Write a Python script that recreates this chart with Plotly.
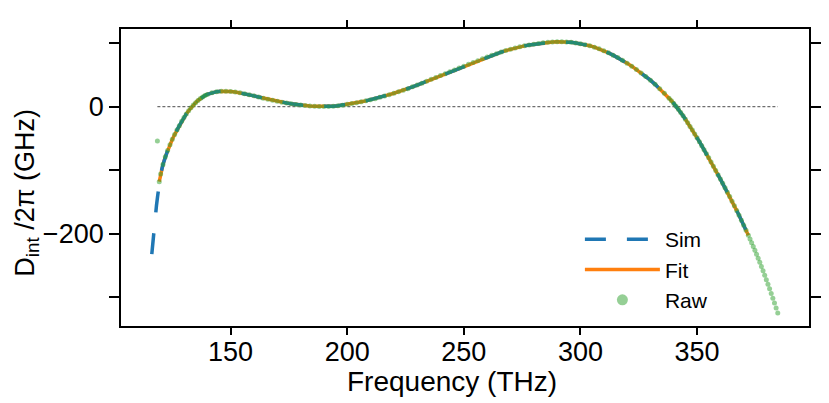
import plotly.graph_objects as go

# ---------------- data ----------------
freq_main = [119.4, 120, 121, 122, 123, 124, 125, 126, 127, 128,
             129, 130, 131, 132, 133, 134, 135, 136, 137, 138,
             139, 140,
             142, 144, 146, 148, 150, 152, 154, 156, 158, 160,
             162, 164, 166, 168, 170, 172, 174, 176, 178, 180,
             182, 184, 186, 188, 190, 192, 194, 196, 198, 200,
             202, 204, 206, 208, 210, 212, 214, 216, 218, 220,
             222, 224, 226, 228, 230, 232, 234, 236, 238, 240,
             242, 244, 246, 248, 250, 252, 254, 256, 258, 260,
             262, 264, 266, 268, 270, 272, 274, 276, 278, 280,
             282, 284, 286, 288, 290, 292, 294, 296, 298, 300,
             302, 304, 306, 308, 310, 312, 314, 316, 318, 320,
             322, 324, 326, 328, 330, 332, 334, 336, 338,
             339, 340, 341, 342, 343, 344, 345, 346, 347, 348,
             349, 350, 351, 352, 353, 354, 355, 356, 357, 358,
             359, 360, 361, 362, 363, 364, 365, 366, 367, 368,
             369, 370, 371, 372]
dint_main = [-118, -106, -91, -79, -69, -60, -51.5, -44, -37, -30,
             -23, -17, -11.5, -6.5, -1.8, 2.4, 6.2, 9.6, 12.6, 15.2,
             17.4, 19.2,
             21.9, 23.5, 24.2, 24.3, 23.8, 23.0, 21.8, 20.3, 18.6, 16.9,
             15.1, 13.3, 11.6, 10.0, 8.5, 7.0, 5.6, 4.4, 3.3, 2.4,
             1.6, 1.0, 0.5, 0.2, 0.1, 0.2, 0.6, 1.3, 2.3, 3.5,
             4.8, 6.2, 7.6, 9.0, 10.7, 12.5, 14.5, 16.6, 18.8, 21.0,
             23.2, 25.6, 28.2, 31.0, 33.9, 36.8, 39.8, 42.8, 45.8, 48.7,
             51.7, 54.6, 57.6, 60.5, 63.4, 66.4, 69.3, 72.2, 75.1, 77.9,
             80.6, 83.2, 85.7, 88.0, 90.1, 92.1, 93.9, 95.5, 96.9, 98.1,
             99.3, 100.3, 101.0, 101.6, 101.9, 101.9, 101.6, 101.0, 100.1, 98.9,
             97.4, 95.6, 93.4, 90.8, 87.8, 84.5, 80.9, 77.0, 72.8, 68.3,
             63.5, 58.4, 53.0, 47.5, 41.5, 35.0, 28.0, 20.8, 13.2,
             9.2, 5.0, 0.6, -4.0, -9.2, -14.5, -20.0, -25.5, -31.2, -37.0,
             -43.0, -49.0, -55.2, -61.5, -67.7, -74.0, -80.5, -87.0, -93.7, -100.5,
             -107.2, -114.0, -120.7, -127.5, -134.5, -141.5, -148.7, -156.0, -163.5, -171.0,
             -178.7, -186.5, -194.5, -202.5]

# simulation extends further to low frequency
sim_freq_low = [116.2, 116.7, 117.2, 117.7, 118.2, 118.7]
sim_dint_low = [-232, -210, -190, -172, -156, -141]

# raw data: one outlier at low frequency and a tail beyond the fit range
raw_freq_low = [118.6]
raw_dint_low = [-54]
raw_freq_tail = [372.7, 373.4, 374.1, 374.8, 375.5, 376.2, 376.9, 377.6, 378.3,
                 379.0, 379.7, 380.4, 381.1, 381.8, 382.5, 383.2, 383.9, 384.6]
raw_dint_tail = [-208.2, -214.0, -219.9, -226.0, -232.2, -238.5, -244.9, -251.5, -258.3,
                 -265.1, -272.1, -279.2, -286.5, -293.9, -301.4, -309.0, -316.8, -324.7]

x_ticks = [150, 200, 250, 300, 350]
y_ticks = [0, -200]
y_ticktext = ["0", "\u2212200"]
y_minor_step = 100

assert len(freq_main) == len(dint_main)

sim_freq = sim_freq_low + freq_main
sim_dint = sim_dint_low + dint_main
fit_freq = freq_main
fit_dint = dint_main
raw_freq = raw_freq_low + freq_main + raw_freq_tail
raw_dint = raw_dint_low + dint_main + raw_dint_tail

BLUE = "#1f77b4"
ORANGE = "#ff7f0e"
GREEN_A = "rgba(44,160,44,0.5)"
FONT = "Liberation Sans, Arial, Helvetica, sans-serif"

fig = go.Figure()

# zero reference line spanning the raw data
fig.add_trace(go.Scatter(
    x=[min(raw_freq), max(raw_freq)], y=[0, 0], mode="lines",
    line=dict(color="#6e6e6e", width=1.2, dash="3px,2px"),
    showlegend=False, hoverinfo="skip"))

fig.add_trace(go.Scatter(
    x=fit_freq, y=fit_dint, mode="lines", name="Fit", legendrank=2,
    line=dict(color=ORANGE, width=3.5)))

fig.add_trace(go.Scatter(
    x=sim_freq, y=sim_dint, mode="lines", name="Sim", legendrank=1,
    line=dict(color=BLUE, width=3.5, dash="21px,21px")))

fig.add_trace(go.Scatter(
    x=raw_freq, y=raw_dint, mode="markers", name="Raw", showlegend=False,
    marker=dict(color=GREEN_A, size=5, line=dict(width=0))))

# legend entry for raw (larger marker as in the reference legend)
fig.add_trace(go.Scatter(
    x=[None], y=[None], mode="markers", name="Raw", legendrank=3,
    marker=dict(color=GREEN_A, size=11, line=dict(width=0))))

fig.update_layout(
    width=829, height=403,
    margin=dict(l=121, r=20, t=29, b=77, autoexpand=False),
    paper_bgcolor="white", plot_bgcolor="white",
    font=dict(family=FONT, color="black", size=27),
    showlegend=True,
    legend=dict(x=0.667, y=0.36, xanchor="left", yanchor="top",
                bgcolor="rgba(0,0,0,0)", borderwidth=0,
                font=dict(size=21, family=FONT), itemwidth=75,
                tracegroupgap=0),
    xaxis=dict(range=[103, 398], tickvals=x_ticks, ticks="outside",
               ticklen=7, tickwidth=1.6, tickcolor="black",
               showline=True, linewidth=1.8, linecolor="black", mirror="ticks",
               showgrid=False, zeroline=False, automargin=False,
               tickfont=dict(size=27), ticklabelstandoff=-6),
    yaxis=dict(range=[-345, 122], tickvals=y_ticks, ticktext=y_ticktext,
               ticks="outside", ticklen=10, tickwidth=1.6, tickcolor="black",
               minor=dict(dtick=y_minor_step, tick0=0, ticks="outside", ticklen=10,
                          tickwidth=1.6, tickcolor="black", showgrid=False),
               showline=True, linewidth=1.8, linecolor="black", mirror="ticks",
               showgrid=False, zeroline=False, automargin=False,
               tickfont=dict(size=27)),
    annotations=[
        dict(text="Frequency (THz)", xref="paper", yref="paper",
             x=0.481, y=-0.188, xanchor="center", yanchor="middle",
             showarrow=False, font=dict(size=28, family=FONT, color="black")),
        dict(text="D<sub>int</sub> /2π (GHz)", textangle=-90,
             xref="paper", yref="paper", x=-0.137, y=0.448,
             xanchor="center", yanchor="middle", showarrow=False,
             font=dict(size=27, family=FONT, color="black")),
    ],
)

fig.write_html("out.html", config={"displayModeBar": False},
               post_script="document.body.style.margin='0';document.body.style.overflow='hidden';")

◆ ◆ ◆ ◆

What you need to do:
Copy exactly the lines running from the beginning of the listing through the line that has "import plotly.graph_objects as go". Drop the pictures.

Full output:
Write a Python script that recreates this chart with Plotly.
import plotly.graph_objects as go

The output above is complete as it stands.